→ **Source data**
* * *
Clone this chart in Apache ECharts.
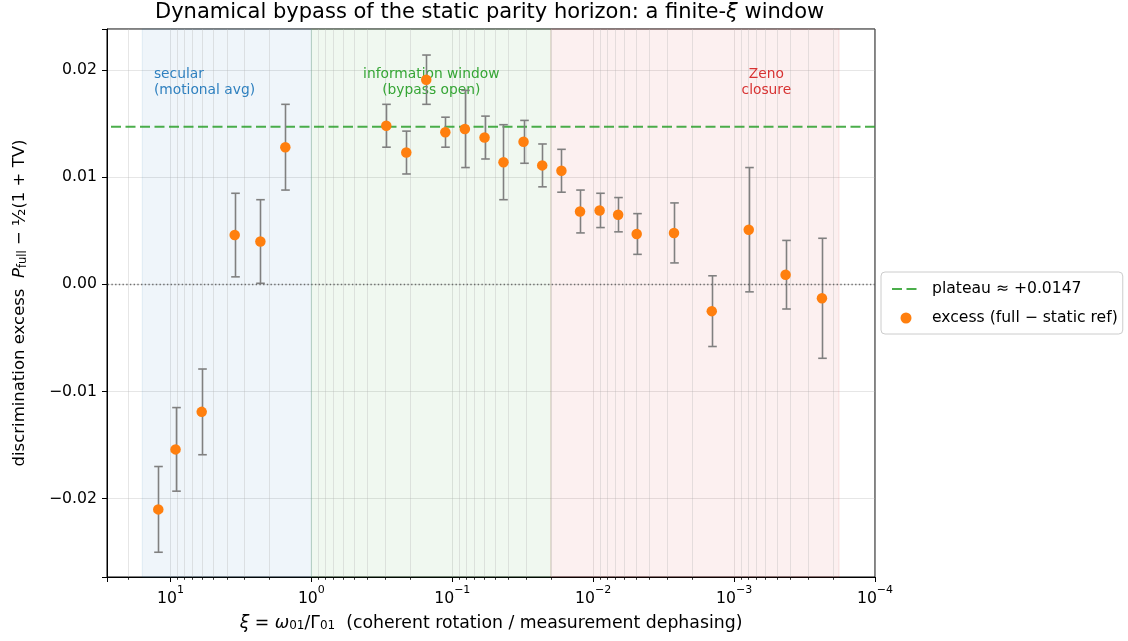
<!DOCTYPE html>
<html>
<head>
<meta charset="utf-8">
<script src="https://cdn.jsdelivr.net/npm/echarts@6/dist/echarts.min.js"></script>
<style>
html,body{margin:0;padding:0;background:#fff;}
#chart{width:1128px;height:641px;}
</style>
</head>
<body>
<div id="chart"></div>
<script>
// ---- data ----
const xi = [12.2, 9.2, 6.0, 3.5, 2.3, 1.53, 0.294, 0.212, 0.153, 0.112, 0.0814, 0.059, 0.0433, 0.0312, 0.0230, 0.0168, 0.0124, 0.0090, 0.00665, 0.00491, 0.00267, 0.00144, 0.000787, 0.000431, 0.000238];
const excess = [-0.0210, -0.0154, -0.0119, 0.0046, 0.0040, 0.0128, 0.0148, 0.0123, 0.0191, 0.0142, 0.0145, 0.0137, 0.0114, 0.0133, 0.0111, 0.0106, 0.0068, 0.0069, 0.0065, 0.0047, 0.0048, -0.0025, 0.0051, 0.0009, -0.0013];
const errs = [0.0040, 0.0039, 0.0040, 0.0039, 0.0039, 0.0040, 0.0020, 0.0020, 0.0023, 0.0014, 0.0036, 0.0020, 0.0035, 0.0020, 0.0020, 0.0020, 0.0020, 0.0016, 0.0016, 0.0019, 0.0028, 0.0033, 0.0058, 0.0032, 0.0056];
const plateau = 0.0147;
const xLimits = [1e-4, 28.2];
const yLimits = [-0.02731, 0.02383];
const regionBounds = [[15.85, 1], [1, 0.02], [0.02, 0.00018]];
const regionNames = ['secular', 'information window', 'Zeno closure'];
const annotations = [
  {x: 13.1, y: 0.0204, text: 'secular\n(motional avg)', align: 'left', color: '#2f80bf'},
  {x: 0.141, y: 0.0204, text: 'information window\n(bypass open)', align: 'center', color: '#35a535'},
  {x: 0.00059, y: 0.0204, text: 'Zeno\nclosure', align: 'center', color: '#d73333'}
];
const plateauName = 'plateau \u2248 +0.0147';
const excessName = 'excess (full \u2212 static ref)';

// minor log ticks (axis decoration)
const minorTicks = [];
for (let d = -4; d <= 1; d++) {
  for (let m = 2; m <= 9; m++) {
    const v = m * Math.pow(10, d);
    if (v > xLimits[0] && v < xLimits[1]) minorTicks.push([v, 0]);
  }
}

const FONT = 'DejaVu Sans';
const TICK = 15.7, LAB = 16.5, XLAB = 17.3;
const gridColor = 'rgba(176,176,176,0.32)';
const chart = echarts.init(document.getElementById('chart'), null, {renderer: 'canvas'});

const regionFill = ['rgba(31,119,180,0.07)', 'rgba(44,160,44,0.07)', 'rgba(214,39,40,0.07)'];
const regionEdge = ['rgba(31,119,180,0.10)', 'rgba(44,160,44,0.12)', 'rgba(214,39,40,0.12)'];

function minus(s) { return String(s).replace('-', '\u2212'); }

const option = {
  animation: false,
  backgroundColor: '#fff',
  textStyle: {fontFamily: FONT},
  title: {
    text: 'Dynamical bypass of the static parity horizon: a finite-{i|\u03be} window',
    left: 155, top: 2, padding: 0,
    textStyle: {fontFamily: FONT, fontSize: 21, fontWeight: 'normal', color: '#000',
      rich: {i: {fontFamily: FONT, fontSize: 21, fontStyle: 'italic', color: '#000'}}}
  },
  grid: {left: 107, right: 253, top: 29, bottom: 64, show: true, borderColor: '#000', borderWidth: 1, backgroundColor: 'transparent'},
  legend: {
    orient: 'vertical', left: 881, top: 272,
    backgroundColor: '#fff', borderColor: '#cccccc', borderWidth: 1, borderRadius: 4,
    padding: [9, 5, 8, 10], itemGap: 13, itemWidth: 28, itemHeight: 11,
    textStyle: {fontFamily: FONT, fontSize: 15.6, color: '#000', padding: [0, 0, 0, 7]},
    data: [
      {name: plateauName},
      {name: excessName, icon: 'circle'}
    ]
  },
  xAxis: {
    type: 'log', logBase: 10, min: xLimits[0], max: xLimits[1], inverse: true,
    name: '{i|\u03be} = {i|\u03c9}{sub|01}/\u0393{sub|01}  (coherent rotation / measurement dephasing)',
    nameLocation: 'middle', nameGap: 38,
    nameTextStyle: {fontFamily: FONT, fontSize: XLAB, color: '#000',
      rich: {i: {fontFamily: FONT, fontSize: XLAB, fontStyle: 'italic', color: '#000'},
             sub: {fontFamily: FONT, fontSize: 12, color: '#000', verticalAlign: 'bottom', lineHeight: 16, padding: [7, 0, 0, 0]}}},
    axisLine: {show: true, onZero: false, lineStyle: {color: '#000', width: 1}},
    axisTick: {show: true, length: 5, inside: false, lineStyle: {color: '#000', width: 1}},
    splitLine: {show: true, lineStyle: {color: gridColor, width: 1}},
    axisLabel: {
      margin: 8, color: '#000', fontFamily: FONT, fontSize: TICK,
      formatter: function (v) {
        const e = Math.round(Math.log10(v));
        if (Math.abs(Math.log10(v) - e) > 1e-6) return '';
        return '{b|10}{s|' + minus(e) + '}';
      },
      rich: {
        b: {fontFamily: FONT, fontSize: TICK, color: '#000', lineHeight: 22, verticalAlign: 'bottom'},
        s: {fontFamily: FONT, fontSize: 11, color: '#000', lineHeight: 22, verticalAlign: 'top'}
      }
    }
  },
  yAxis: {
    type: 'value', min: yLimits[0], max: yLimits[1], splitNumber: 5,
    name: 'discrimination excess  {i|P}{sub|full} \u2212 {f|\u00bd}(1 + TV)',
    nameLocation: 'middle', nameRotate: 90, nameGap: 78,
    nameTextStyle: {fontFamily: FONT, fontSize: LAB, color: '#000',
      rich: {i: {fontFamily: FONT, fontSize: LAB, fontStyle: 'italic', color: '#000'},
             sub: {fontFamily: FONT, fontSize: 11.5, color: '#000', verticalAlign: 'bottom', lineHeight: 16, padding: [7, 0, 0, 0]},
             f: {fontFamily: FONT, fontSize: 18, color: '#000'}}},
    axisLine: {show: true, lineStyle: {color: '#000', width: 1}},
    axisTick: {show: true, length: 5, inside: false, lineStyle: {color: '#000', width: 1}},
    splitLine: {show: true, lineStyle: {color: gridColor, width: 1}},
    axisLabel: {
      margin: 10, color: '#000', fontFamily: FONT, fontSize: TICK,
      formatter: function (v) {
        if (Math.abs(v * 100 - Math.round(v * 100)) > 1e-6) return '';
        return minus(v.toFixed(2));
      }
    }
  },
  series: [
    {
      // minor gridlines/ticks + shaded regimes + zero line
      type: 'custom', name: 'minor', silent: true, z: 1,
      data: minorTicks,
      renderItem: function (params, api) {
        const cs = params.coordSys;
        const x = Math.round(api.coord([api.value(0), 0])[0]) + 0.5;
        const yb = cs.y + cs.height;
        return {type: 'group', children: [
          {type: 'line', shape: {x1: x, y1: cs.y, x2: x, y2: yb}, style: {stroke: gridColor, lineWidth: 1}},
          {type: 'line', shape: {x1: x, y1: yb, x2: x, y2: yb + 2.8}, style: {stroke: '#000', lineWidth: 0.8}}
        ]};
      },
      markArea: {
        silent: true,
        data: regionBounds.map(function (b, i) {
          return [{name: regionNames[i], xAxis: b[0], itemStyle: {color: regionFill[i], borderColor: regionEdge[i], borderWidth: 1}},
                  {xAxis: b[1]}];
        }),
        label: {show: false}
      },
      markLine: {
        silent: true, symbol: 'none',
        label: {show: false},
        lineStyle: {color: 'rgba(90,90,90,0.85)', width: 1.3, type: [1.4, 2.3]},
        data: [{yAxis: 0}]
      }
    },
    {
      name: 'annotations', type: 'scatter', z: 2, silent: true,
      symbol: 'circle', symbolSize: 1,
      itemStyle: {color: 'rgba(0,0,0,0)'},
      data: annotations.map(function (a) {
        return {value: [a.x, a.y], label: {align: a.align, color: a.color}};
      }),
      label: {
        show: true, position: 'inside', offset: [0, 0],
        formatter: function (p) { return annotations[p.dataIndex].text; },
        fontFamily: FONT, fontSize: 13.8, lineHeight: 16.5, verticalAlign: 'top',
        textBorderWidth: 0, opacity: 1
      }
    },
    {
      name: plateauName, type: 'line', z: 3,
      data: [[xLimits[0], plateau], [xLimits[1], plateau]],
      showSymbol: false, symbol: 'none',
      lineStyle: {color: 'rgba(44,160,44,0.85)', width: 2, type: [10, 4.5]},
      itemStyle: {color: 'rgba(44,160,44,0.85)', opacity: 0}
    },
    {
      name: 'errorbars', type: 'custom', z: 4,
      data: xi.map(function (x, i) { return [x, excess[i], errs[i]]; }),
      renderItem: function (params, api) {
        const x = api.value(0), y = api.value(1), e = api.value(2);
        const lo = api.coord([x, y - e]);
        const hi = api.coord([x, y + e]);
        const cx = Math.round(lo[0]) + 0.5;
        const st = {stroke: '#808080', lineWidth: 1.6};
        return {type: 'group', children: [
          {type: 'line', shape: {x1: cx, y1: lo[1], x2: cx, y2: hi[1]}, style: st},
          {type: 'line', shape: {x1: cx - 4.3, y1: lo[1], x2: cx + 4.3, y2: lo[1]}, style: st},
          {type: 'line', shape: {x1: cx - 4.3, y1: hi[1], x2: cx + 4.3, y2: hi[1]}, style: st}
        ]};
      }
    },
    {
      name: excessName, type: 'scatter', z: 5,
      data: xi.map(function (x, i) { return [x, excess[i]]; }),
      symbol: 'circle', symbolSize: 10.5,
      itemStyle: {color: '#ff7f0e', opacity: 1}
    }
  ]
};
chart.setOption(option);
</script>
</body>
</html>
* * *
Go from the first line of the listing to the line holding "const excessName = 'excess" and, please, transcribe those lines exactly, both included, with no pictures.

Clone this chart in Apache ECharts.
<!DOCTYPE html>
<html>
<head>
<meta charset="utf-8">
<script src="https://cdn.jsdelivr.net/npm/echarts@6/dist/echarts.min.js"></script>
<style>
html,body{margin:0;padding:0;background:#fff;}
#chart{width:1128px;height:641px;}
</style>
</head>
<body>
<div id="chart"></div>
<script>
// ---- data ----
const xi = [12.2, 9.2, 6.0, 3.5, 2.3, 1.53, 0.294, 0.212, 0.153, 0.112, 0.0814, 0.059, 0.0433, 0.0312, 0.0230, 0.0168, 0.0124, 0.0090, 0.00665, 0.00491, 0.00267, 0.00144, 0.000787, 0.000431, 0.000238];
const excess = [-0.0210, -0.0154, -0.0119, 0.0046, 0.0040, 0.0128, 0.0148, 0.0123, 0.0191, 0.0142, 0.0145, 0.0137, 0.0114, 0.0133, 0.0111, 0.0106, 0.0068, 0.0069, 0.0065, 0.0047, 0.0048, -0.0025, 0.0051, 0.0009, -0.0013];
const errs = [0.0040, 0.0039, 0.0040, 0.0039, 0.0039, 0.0040, 0.0020, 0.0020, 0.0023, 0.0014, 0.0036, 0.0020, 0.0035, 0.0020, 0.0020, 0.0020, 0.0020, 0.0016, 0.0016, 0.0019, 0.0028, 0.0033, 0.0058, 0.0032, 0.0056];
const plateau = 0.0147;
const xLimits = [1e-4, 28.2];
const yLimits = [-0.02731, 0.02383];
const regionBounds = [[15.85, 1], [1, 0.02], [0.02, 0.00018]];
const regionNames = ['secular', 'information window', 'Zeno closure'];
const annotations = [
  {x: 13.1, y: 0.0204, text: 'secular\n(motional avg)', align: 'left', color: '#2f80bf'},
  {x: 0.141, y: 0.0204, text: 'information window\n(bypass open)', align: 'center', color: '#35a535'},
  {x: 0.00059, y: 0.0204, text: 'Zeno\nclosure', align: 'center', color: '#d73333'}
];
const plateauName = 'plateau \u2248 +0.0147';
const excessName = 'excess (full \u2212 static ref)';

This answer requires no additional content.